SCOTUS Rules that Landowners Have Clear Path to Federal Court for a Taking of Real Property Interests
Thursday, June 27, 2019

In a dramatic repudiation of 34 years of established precedent and a clear victory for private property owners, the United States Supreme Court has held in Knick v. Township of Scott, 588 U.S. ___ (2019), that a claim for a regulatory taking of private property pursuant to the Fifth Amendment of the United States Constitution may be filed directly in federal court without first exhausting state court remedies. 

In its decision issued on June 21, 2019, the Court explicitly overruled its prior decision in Williamson County Regional Planning Commission v. Hamilton Bank of Johnson City, 473 U.S. 172 (1985), in which the Court had ruled that a property owner could not bring a takings claim in federal court until a state court had first denied the property owner's claim for just compensation under state law.  In San Remo Hotel, L.P. v. City and County of San Francisco, 545 U.S. 323 (2005), however, the Court subsequently held that resolution of a claim for just compensation in state court has preclusive effect with respect to the ability to bring the claim in federal court, thereby effectively barring regulatory takings claims under the Fifth Amendment from ever being heard in federal court.

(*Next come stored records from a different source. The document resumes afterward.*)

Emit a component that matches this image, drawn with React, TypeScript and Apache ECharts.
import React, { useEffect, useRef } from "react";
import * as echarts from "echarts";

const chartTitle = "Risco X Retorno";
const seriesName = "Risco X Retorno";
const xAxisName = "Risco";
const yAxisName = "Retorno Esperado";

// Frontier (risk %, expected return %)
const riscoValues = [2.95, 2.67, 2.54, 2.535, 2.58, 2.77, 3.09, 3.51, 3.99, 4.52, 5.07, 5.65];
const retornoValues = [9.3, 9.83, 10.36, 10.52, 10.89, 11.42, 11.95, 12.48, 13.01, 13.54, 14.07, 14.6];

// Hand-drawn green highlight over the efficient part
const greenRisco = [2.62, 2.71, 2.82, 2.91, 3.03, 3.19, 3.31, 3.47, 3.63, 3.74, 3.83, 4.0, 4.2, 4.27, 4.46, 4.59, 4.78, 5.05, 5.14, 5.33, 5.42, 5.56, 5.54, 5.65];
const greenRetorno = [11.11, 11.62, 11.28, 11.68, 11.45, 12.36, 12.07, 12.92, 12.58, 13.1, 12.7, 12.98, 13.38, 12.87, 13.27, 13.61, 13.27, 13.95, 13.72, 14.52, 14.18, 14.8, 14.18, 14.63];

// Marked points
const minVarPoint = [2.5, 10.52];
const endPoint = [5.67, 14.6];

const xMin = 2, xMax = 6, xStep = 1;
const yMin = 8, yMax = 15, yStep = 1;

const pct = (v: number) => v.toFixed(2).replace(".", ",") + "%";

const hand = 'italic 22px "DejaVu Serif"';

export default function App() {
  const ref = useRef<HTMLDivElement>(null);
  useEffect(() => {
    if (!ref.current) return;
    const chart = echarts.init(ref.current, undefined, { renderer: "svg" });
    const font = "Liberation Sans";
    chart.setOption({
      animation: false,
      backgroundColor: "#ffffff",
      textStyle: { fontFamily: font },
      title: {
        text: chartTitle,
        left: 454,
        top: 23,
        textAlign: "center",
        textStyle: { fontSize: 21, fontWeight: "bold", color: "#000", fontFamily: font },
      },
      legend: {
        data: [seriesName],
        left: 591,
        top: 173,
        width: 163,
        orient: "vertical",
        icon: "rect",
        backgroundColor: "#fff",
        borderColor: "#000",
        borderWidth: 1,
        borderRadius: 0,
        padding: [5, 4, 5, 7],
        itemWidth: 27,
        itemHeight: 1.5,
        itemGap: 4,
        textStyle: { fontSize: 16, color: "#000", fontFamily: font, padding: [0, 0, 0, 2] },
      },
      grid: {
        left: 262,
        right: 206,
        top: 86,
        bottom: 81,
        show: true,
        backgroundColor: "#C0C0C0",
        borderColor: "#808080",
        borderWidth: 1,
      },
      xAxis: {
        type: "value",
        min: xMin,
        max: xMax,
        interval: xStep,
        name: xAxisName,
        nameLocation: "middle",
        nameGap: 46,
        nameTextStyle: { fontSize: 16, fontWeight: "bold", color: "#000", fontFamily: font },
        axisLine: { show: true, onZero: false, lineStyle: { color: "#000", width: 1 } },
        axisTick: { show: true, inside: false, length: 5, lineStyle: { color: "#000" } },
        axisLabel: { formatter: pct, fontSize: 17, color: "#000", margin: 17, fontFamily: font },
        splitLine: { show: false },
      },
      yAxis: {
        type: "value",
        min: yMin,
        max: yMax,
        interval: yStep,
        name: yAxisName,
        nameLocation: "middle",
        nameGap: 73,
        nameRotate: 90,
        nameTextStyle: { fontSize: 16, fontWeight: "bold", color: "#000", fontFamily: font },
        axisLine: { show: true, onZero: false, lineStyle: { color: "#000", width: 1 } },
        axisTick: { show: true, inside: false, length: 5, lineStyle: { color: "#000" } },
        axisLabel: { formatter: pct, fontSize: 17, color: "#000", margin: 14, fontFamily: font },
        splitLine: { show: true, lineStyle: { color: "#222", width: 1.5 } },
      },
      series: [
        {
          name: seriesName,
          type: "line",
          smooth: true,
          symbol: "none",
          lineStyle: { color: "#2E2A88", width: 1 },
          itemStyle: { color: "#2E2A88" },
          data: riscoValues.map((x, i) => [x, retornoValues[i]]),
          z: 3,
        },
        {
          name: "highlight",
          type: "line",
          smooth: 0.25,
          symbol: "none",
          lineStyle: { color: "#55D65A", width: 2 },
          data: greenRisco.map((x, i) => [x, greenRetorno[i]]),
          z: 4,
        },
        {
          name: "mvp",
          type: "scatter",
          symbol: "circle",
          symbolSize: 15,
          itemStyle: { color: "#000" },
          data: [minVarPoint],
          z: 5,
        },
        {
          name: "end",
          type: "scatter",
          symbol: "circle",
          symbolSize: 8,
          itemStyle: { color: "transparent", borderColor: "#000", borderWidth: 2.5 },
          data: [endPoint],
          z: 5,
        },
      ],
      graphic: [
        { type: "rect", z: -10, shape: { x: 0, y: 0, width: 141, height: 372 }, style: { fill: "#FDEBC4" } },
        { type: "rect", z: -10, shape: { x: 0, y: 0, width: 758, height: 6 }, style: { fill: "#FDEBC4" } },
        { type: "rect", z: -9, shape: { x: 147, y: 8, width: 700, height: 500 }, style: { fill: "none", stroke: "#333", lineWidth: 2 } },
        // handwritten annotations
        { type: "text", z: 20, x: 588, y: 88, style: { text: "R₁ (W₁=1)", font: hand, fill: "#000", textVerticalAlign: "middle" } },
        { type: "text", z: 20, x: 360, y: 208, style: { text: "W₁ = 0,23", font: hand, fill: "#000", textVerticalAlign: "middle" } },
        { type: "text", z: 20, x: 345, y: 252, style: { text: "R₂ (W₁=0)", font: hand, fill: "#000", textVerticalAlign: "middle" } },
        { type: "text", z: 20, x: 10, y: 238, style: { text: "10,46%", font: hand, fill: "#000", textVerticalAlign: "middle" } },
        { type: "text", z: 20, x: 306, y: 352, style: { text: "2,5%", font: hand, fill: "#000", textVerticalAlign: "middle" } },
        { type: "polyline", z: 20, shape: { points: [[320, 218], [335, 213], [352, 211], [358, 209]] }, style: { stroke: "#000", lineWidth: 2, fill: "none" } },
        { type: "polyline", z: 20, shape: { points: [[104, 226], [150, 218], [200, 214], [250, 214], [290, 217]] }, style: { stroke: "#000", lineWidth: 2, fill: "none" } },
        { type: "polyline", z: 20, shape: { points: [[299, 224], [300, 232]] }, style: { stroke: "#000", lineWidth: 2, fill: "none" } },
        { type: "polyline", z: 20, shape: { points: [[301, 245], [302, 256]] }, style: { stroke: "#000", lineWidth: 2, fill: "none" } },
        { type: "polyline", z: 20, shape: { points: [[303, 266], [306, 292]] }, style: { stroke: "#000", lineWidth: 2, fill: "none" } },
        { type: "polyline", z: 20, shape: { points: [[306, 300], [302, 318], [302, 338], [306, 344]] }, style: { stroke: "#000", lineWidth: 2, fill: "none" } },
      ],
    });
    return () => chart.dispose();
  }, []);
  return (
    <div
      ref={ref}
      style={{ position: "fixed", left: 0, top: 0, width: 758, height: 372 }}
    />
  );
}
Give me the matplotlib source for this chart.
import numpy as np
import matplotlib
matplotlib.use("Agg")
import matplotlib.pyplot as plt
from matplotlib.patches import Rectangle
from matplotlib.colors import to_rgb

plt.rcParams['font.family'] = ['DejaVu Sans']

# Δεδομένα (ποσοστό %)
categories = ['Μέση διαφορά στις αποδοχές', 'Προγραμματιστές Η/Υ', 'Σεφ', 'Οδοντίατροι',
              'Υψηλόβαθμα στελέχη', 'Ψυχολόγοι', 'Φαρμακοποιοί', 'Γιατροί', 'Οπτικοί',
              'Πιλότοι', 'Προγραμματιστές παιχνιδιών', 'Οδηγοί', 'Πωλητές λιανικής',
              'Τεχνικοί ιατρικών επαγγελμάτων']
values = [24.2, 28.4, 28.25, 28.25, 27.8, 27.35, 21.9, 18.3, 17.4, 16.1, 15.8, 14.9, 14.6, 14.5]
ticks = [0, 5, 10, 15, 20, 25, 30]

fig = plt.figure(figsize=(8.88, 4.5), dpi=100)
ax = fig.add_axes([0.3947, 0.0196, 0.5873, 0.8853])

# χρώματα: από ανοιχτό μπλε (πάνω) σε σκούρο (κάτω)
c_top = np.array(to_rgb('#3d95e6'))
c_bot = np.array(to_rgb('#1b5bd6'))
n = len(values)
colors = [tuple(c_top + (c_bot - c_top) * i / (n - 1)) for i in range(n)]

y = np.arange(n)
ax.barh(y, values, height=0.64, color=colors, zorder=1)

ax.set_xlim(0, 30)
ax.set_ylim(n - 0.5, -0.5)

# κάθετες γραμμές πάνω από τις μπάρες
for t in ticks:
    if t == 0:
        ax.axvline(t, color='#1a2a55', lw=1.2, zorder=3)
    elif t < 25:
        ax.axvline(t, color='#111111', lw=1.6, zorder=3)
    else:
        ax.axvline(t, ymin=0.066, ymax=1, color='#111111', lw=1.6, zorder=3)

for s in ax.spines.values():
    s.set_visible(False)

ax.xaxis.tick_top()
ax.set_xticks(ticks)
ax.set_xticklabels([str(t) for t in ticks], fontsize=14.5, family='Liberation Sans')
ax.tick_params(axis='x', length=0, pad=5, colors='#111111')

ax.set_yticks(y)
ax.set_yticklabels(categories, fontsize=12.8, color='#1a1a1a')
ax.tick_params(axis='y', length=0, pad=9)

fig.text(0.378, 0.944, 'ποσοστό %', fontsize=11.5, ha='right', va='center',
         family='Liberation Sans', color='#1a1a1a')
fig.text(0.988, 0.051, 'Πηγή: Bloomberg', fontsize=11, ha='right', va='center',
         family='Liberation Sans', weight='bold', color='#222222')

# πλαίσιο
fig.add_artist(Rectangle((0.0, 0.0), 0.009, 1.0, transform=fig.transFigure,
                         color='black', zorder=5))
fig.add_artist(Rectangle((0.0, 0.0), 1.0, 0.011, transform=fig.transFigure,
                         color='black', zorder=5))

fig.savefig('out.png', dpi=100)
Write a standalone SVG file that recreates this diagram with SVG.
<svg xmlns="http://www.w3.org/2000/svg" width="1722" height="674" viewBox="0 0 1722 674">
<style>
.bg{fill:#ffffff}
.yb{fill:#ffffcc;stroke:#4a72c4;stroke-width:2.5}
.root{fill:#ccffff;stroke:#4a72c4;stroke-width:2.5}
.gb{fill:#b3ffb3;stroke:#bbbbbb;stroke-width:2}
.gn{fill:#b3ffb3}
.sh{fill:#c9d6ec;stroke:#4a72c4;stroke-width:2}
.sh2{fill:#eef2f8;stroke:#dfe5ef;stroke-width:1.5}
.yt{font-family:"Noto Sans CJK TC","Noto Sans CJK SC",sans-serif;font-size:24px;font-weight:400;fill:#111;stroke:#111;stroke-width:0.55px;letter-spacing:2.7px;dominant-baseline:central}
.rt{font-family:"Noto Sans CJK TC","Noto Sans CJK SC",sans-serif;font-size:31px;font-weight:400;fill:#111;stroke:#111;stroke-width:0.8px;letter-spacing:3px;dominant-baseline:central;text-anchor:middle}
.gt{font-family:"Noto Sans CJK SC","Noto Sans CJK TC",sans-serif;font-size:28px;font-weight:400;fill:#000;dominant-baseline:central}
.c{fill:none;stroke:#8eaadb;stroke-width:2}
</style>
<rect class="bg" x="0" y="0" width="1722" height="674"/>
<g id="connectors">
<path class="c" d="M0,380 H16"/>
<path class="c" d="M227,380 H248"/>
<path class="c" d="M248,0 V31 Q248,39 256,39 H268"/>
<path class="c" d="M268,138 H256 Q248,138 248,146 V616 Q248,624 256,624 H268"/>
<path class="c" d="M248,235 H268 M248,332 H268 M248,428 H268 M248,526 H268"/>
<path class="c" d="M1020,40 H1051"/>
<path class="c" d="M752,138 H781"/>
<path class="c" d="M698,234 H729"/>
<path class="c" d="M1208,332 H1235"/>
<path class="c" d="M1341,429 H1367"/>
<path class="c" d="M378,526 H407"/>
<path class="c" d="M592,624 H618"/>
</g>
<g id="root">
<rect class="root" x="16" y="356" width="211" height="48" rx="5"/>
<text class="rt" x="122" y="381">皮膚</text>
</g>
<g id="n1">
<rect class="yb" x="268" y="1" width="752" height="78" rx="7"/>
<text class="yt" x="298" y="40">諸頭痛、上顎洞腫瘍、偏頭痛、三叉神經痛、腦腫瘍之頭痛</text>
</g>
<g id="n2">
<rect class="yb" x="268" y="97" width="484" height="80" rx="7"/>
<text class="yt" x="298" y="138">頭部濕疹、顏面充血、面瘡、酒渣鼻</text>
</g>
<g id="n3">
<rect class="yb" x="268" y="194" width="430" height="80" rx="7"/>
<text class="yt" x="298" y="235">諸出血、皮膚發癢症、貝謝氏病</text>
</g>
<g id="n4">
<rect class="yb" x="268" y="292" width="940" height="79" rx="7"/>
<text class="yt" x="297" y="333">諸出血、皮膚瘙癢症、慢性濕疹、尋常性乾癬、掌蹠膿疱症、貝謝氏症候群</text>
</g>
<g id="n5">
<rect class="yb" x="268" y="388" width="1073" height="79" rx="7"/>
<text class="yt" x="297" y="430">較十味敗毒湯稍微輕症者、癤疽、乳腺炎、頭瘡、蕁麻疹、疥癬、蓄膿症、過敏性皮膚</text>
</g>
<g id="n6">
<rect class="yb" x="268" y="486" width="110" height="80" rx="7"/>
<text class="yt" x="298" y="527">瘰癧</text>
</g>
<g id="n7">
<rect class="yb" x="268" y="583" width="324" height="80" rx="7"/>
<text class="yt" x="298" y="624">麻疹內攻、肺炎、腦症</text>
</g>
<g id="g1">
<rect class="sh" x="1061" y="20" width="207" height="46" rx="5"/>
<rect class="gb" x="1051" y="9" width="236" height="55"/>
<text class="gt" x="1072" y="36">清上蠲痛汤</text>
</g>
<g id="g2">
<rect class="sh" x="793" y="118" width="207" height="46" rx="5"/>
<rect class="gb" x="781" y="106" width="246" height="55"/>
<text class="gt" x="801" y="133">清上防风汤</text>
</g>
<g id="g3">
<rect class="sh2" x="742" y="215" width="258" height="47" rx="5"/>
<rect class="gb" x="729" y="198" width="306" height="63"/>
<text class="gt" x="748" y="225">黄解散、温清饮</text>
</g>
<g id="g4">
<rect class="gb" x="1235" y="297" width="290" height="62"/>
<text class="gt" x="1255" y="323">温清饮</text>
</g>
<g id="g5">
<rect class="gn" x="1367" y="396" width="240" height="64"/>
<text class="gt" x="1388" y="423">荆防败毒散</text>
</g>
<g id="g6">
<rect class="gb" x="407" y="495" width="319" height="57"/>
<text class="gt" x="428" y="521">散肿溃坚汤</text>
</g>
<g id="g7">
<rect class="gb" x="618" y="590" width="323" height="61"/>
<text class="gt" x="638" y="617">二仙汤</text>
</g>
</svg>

Contrary to the Court's reasoning in Williamson County, the decision in Knick v. Township of Scott stands for the proposition that the constitutional violation occurs, and the property owner acquires a constitutional right to compensation, at the point at which the property is taken by the government and not at the point at which the government denies payment of just compensation.  A property owner, therefore, need not first file an action for just compensation in state court in order for the claim to be ripe for adjudication in federal court.  The result of the Court's decision in Knick v. Township of Scott is that all claims for violation of the Takings Clause of the Fifth Amendment may now be brought directly in federal court without satisfying the prerequisite of first litigating such claims in state court.